Courtesy Calif. DPR
SACRAMENTO — The state will proceed with stricter controls on the use of pesticides near schools and child-care centers despite push-back from growers’ advocates.
Beginning Jan. 1, the California Department of Pesticide Regulation’s new rule will prohibit many applications within a quarter-mile of public K-12 schools and licensed day care facilities from 6 a.m. to 6 p.m. Monday through Friday, the state announced on Nov. 7.
This includes all applications by aircraft, sprinklers and air-blast sprayers and all fumigant applications as well as most dust and powder applications such as sulfur, according to a state news release.
The rule will also require nearby growers to provide annual notifications to area schools and county agricultural commissioners of the pesticides they expect to use in the upcoming year.
“As farmers protect their crop with pesticides, we have to make sure those children are safe and we have assurances that they’re safe,” DPR director Brian Leahy said in prepared remarks streamed online. He said the rule adds “an additional layer” to existing restrictions on pesticides near schools.
The rule comes after two rounds of public comments and complaints from farm groups such as California Citrus Mutual, which has asserted the requirements are unnecessary.
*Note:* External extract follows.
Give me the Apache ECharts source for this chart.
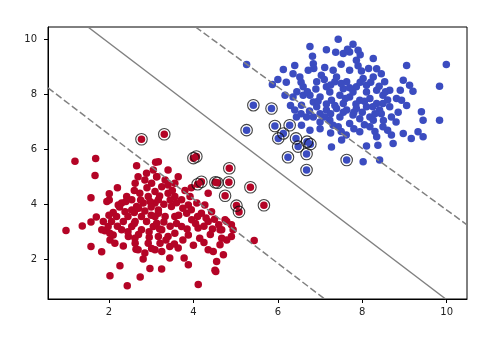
<!DOCTYPE html>
<html>
<head>
<meta charset="utf-8">
<script src="https://cdn.jsdelivr.net/npm/echarts@6/dist/echarts.min.js"></script>
<style>html,body{margin:0;padding:0;background:#fff}#c{width:498px;height:356px}</style>
</head>
<body>
<div id="c"></div>
<script>
const xTicks = [2, 4, 6, 8, 10];
const yTicks = [2, 4, 6, 8, 10];
const xRange = [0.556, 10.48];
const yRange = [0.545, 10.46];

const redPoints = [
  [1.195,5.57],[1.685,5.67],[1.67,5.05],[2.655,5.40],[3.105,5.53],[1.574,4.24],[2.007,4.385],[2.007,4.156],
  [0.982,3.04],[1.368,3.21],[1.574,3.356],[1.70,3.538],[1.866,3.37],[2.10,3.695],[1.905,3.03],[1.574,2.46],
  [1.827,2.265],[2.024,2.70],[2.34,2.48],[2.26,1.756],[2.024,1.393],[2.433,1.03],[2.74,1.345],[2.97,1.66],
  [2.64,2.36],[2.81,2.0],[3.01,2.385],[2.954,2.80],[2.615,2.76],
  [2.22,3.975],[2.42,4.28],[2.655,3.915],[2.77,3.55],[2.89,3.37],[2.54,3.19],[2.30,3.07],[2.10,2.88],
  [2.34,3.37],[2.62,4.76],[2.85,4.885],[3.01,4.76],[2.73,4.40],[2.93,4.28],[3.09,4.04],[3.17,3.67],
  [3.05,3.19],[3.17,2.82],[2.69,2.34],[2.85,2.22],[3.09,2.34],[2.54,3.79],[2.18,3.55],[2.38,3.73],
  [2.77,3.07],[2.62,2.58],[2.93,2.58],[1.98,3.19],[1.83,3.07],[2.06,3.37],[2.69,5.0],[2.89,5.13],
  [3.13,5.0],[2.54,4.16],[2.30,4.04],[2.81,4.04],[3.09,3.55],[2.14,2.58],[3.09,4.46],[2.62,3.37],
  [2.46,2.82],[2.02,2.945],[2.97,4.10],
  [5.44,2.68],[4.115,1.07],[3.247,1.635],[3.88,1.79],[4.51,1.59],[4.55,1.91],[4.71,2.16],[4.35,2.34],
  [4.47,2.28],[3.78,2.04],[3.44,2.04],[3.64,2.40],[3.44,2.46],[3.25,2.28],[3.21,2.58],[3.40,2.82],
  [3.25,3.07],[4.15,2.76],[4.67,2.76],[4.90,2.82],[4.94,3.07],[4.79,3.37],[4.90,3.25],[4.63,3.07],
  [4.35,3.37],[4.11,3.13],[3.96,3.43],[3.84,3.67],[4.19,3.67],[4.43,3.73],[4.27,3.975],[4.08,4.04],
  [3.88,3.975],[3.72,4.16],[3.56,4.28],[3.40,4.40],[3.25,4.64],[3.56,4.76],[3.64,5.0],[3.33,4.885],
  [3.17,5.55],[3.13,5.0],[3.92,4.28],[4.35,4.40],[3.33,3.55],[3.56,3.55],[3.72,3.19],[3.17,3.79],
  [3.48,3.915],[3.17,4.16],[3.13,3.31],[3.88,2.88],[3.56,2.945],[4.63,2.52],[4.75,3.43],[4.79,2.70],
  [4.67,3.07],[4.53,1.55],
  [2.45,3.55],[2.6,3.7],[2.7,3.85],[2.85,3.75],[3.0,3.9],[3.3,4.0],[3.45,4.15],[3.6,4.05],
  [3.75,3.85],[3.95,3.8],[4.1,3.55],[4.25,3.2],[4.45,3.1],[4.5,3.45],[4.6,3.25],[4.05,3.3],
  [3.85,3.1],[3.6,3.3],[3.45,3.2],[3.3,3.35],[3.0,3.6],[2.95,3.0],[2.7,2.9],[2.45,3.0],
  [2.2,3.2],[2.4,4.1],[2.6,4.5],[2.9,4.6],[3.2,4.3],[3.5,4.5],[3.8,4.5],[3.95,4.6],
  [3.4,4.7],[2.75,4.15],[3.35,2.7],[3.55,2.55],[3.75,2.7],[4.0,2.5],[4.25,2.6],[4.4,2.9],
  [2.25,3.9],[2.0,3.6],[1.95,4.1],[2.2,4.6],[3.05,5.25],[3.4,5.25],[2.6,3.3],[3.2,3.1],
  [3.65,3.6],[4.3,3.5],
  [2.77,6.37],[3.31,6.55],[4.0,5.68],[4.07,5.74],[4.85,5.31],[4.19,4.82],[4.10,4.73],[4.52,4.80],
  [4.57,4.78],[4.84,4.80],[4.75,4.31],[5.02,3.95],[5.08,3.72],[5.35,4.62],[5.67,3.96]
];

const bluePoints = [
  [7.43,10.01],[6.76,9.75],[7.78,9.83],[7.15,9.63],[7.37,9.54],[7.55,9.49],[7.70,9.55],[7.90,9.61],
  [6.82,9.39],[7.86,9.25],[8.26,9.31],[9.05,9.06],[9.99,9.09],[6.13,8.91],[6.40,9.06],[6.84,9.12],
  [7.11,8.98],[7.31,8.88],[7.70,8.88],[7.98,8.86],[8.34,8.94],[8.45,8.76],[5.87,8.36],[6.36,8.76],
  [6.52,8.64],[6.72,8.88],[8.97,8.52],[9.12,8.34],[9.20,8.12],[9.83,8.30],[8.53,8.46],[8.65,8.15],
  [8.81,7.85],[8.93,7.79],[9.40,7.37],[9.44,7.06],[9.83,7.06],[9.32,6.64],[9.16,6.40],[9.44,6.46],
  [8.97,6.58],[8.69,6.52],[8.73,6.21],[8.69,7.18],[8.34,6.46],[8.10,6.12],[8.37,6.15],[8.41,5.61],
  [8.02,5.55],[7.27,6.09],[7.51,6.34],[7.62,6.52],[7.94,6.64],[8.18,6.82],[8.49,6.82],[6.17,7.97],
  [6.36,7.91],[6.40,7.43],[6.56,7.61],[6.68,7.18],[6.56,6.88],[6.76,6.70],[7.0,7.0],[7.23,7.06],
  [7.43,6.82],[7.70,6.94],[7.94,7.12],[8.18,7.18],[8.41,7.43],[6.60,8.28],[6.92,8.46],[7.15,8.28],
  [7.35,8.46],[7.63,8.46],[7.86,8.28],[8.10,8.34],[8.34,8.15],[8.49,7.97],[6.76,7.97],[7.0,7.91],
  [7.27,7.79],[7.47,7.97],[7.70,7.91],[7.94,7.79],[8.18,7.85],[8.34,7.67],[6.92,7.55],[7.15,7.43],
  [7.39,7.49],[7.63,7.43],[7.86,7.49],[8.10,7.55],[6.84,7.18],[7.11,7.18],[7.47,7.18],[7.78,7.25],
  [8.49,7.67],[8.65,7.55],[7.55,8.21],[7.78,8.09],[7.23,8.09],[6.84,7.73],[8.10,8.09],[8.26,8.64],
  [8.02,8.58],[7.39,8.64],[7.03,8.70],[6.60,7.97],[8.26,7.06],[7.55,7.67],[7.31,6.88],[6.44,7.18],
  [6.7,8.1],[6.9,8.2],[7.1,8.55],[7.25,8.35],[7.5,8.4],[7.7,8.25],[7.95,8.45],[8.2,8.45],
  [8.4,8.3],[8.55,8.1],[6.95,7.75],[7.15,7.65],[7.35,7.6],[7.6,7.85],[7.85,7.65],[8.05,7.75],
  [8.25,7.55],[8.45,7.3],[8.6,7.8],[6.75,7.4],[7.0,7.3],[7.25,7.3],[7.55,7.35],[7.8,7.35],
  [8.0,7.35],[8.3,7.3],[8.5,7.05],[7.0,6.75],[7.25,6.6],[7.5,6.65],[7.8,6.75],[8.05,6.9],
  [8.3,6.65],[8.6,6.7],[6.55,8.45],[6.85,8.95],[7.5,9.1],[7.9,9.05],[8.15,8.95],[6.45,8.1],
  [6.3,7.6],[6.55,7.3],[7.95,9.45],[7.65,9.65],[8.8,7.0],[8.85,7.35],[9.05,7.6],[8.9,8.15],
  [6.2,8.45],[6.0,8.55],[5.26,9.09],
  [5.42,7.61],[5.85,7.49],[5.26,6.70],[5.93,6.85],[6.28,6.88],[6.13,6.58],[6.01,6.40],[6.43,6.40],
  [6.48,6.10],[6.69,6.28],[6.77,6.19],[6.68,5.83],[6.24,5.71],[6.68,5.25],[7.63,5.61]
];

const supportVectors = [
  [2.77,6.37],[3.31,6.55],[4.0,5.68],[4.07,5.74],[4.85,5.31],[4.19,4.82],[4.10,4.73],[4.52,4.80],
  [4.57,4.78],[4.84,4.80],[4.75,4.31],[5.02,3.95],[5.08,3.72],[5.35,4.62],[5.67,3.96],
  [5.42,7.61],[5.85,7.49],[5.26,6.70],[5.93,6.85],[6.28,6.88],[6.13,6.58],[6.01,6.40],[6.43,6.40],
  [6.48,6.10],[6.69,6.28],[6.77,6.19],[6.68,5.83],[6.24,5.71],[6.68,5.25],[7.63,5.61]
];

const boundaryLine = [[1.503,10.46],[9.976,0.545]];
const upperMargin = [[4.05,10.46],[10.48,3.25]];
const lowerMargin = [[0.556,8.24],[7.11,0.545]];

const chart = echarts.init(document.getElementById('c'), null, {renderer:'canvas'});
const axisCommon = {
  type:'value',
  axisLine:{show:true, onZero:false, lineStyle:{color:'#000', width:1}},
  splitLine:{show:false},
  axisLabel:{color:'#222', fontSize:10, fontFamily:'DejaVu Sans'}
};
chart.setOption({
  animation:false,
  backgroundColor:'#fff',
  grid:{left:48, top:27, width:419, height:272, show:true, borderColor:'#000', borderWidth:1, containLabel:false},
  xAxis:Object.assign({}, axisCommon, {
    min:xRange[0], max:xRange[1],
    axisTick:{show:true, length:4, lineStyle:{color:'#000'}, customValues:xTicks},
    axisLabel:Object.assign({}, axisCommon.axisLabel, {margin:8, customValues:xTicks})
  }),
  yAxis:Object.assign({}, axisCommon, {
    min:yRange[0], max:yRange[1],
    axisTick:{show:true, length:4, lineStyle:{color:'#000'}, customValues:yTicks},
    axisLabel:Object.assign({}, axisCommon.axisLabel, {margin:11, customValues:yTicks})
  }),
  series:[
    {type:'scatter', data:redPoints, symbolSize:7.5, itemStyle:{color:'#b40426', opacity:1}, z:2},
    {type:'scatter', data:bluePoints, symbolSize:7.5, itemStyle:{color:'#3b4cc0', opacity:1}, z:2},
    {type:'line', data:boundaryLine, showSymbol:false, clip:true, lineStyle:{color:'#808080', width:1.5, type:'solid'}, z:3},
    {type:'line', data:upperMargin, showSymbol:false, clip:true, lineStyle:{color:'#808080', width:1.5, type:[7,3]}, z:3},
    {type:'line', data:lowerMargin, showSymbol:false, clip:true, lineStyle:{color:'#808080', width:1.5, type:[7,3]}, z:3},
    {type:'scatter', data:supportVectors, symbolSize:11.5, itemStyle:{color:'rgba(0,0,0,0)', borderColor:'#111', borderWidth:1.1}, z:4}
  ]
});
</script>
</body>
</html>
CCM was still reviewing the final regulation on Nov. 7, spokeswoman Alyssa Houtby said.
The state had originally proposed a mandate that growers notify nearby schools and their county agricultural commissioner at least 48 hours before they spray. But the mandate was removed after Citrus Mutual and other groups complained last fall. The state also clarified that “school site” doesn’t include school buses and other vehicles.
Laura Brown, CCM’s director of government affairs, said earlier this year the group still believes the rule isn’t based on sound science and that it places an undue burden on schools to notify parents when there’s even a potential that pesticides could be used in the area.
The rule will impact about 4,100 public elementary and high schools and licensed day care facilities and involve about 2,500 growers in California, state officials said.
State officials argue the rule will set a consistent, statewide standard to augment local rules adopted by many counties related to pesticide applications near schools and day care centers.
In addition to tightening restrictions, the regulation is designed to encourage greater communication between growers and schools or early-childhood facilities, Leahy said. The communication could help schools better respond to potential drift incidents and inquiries from parents, officials said.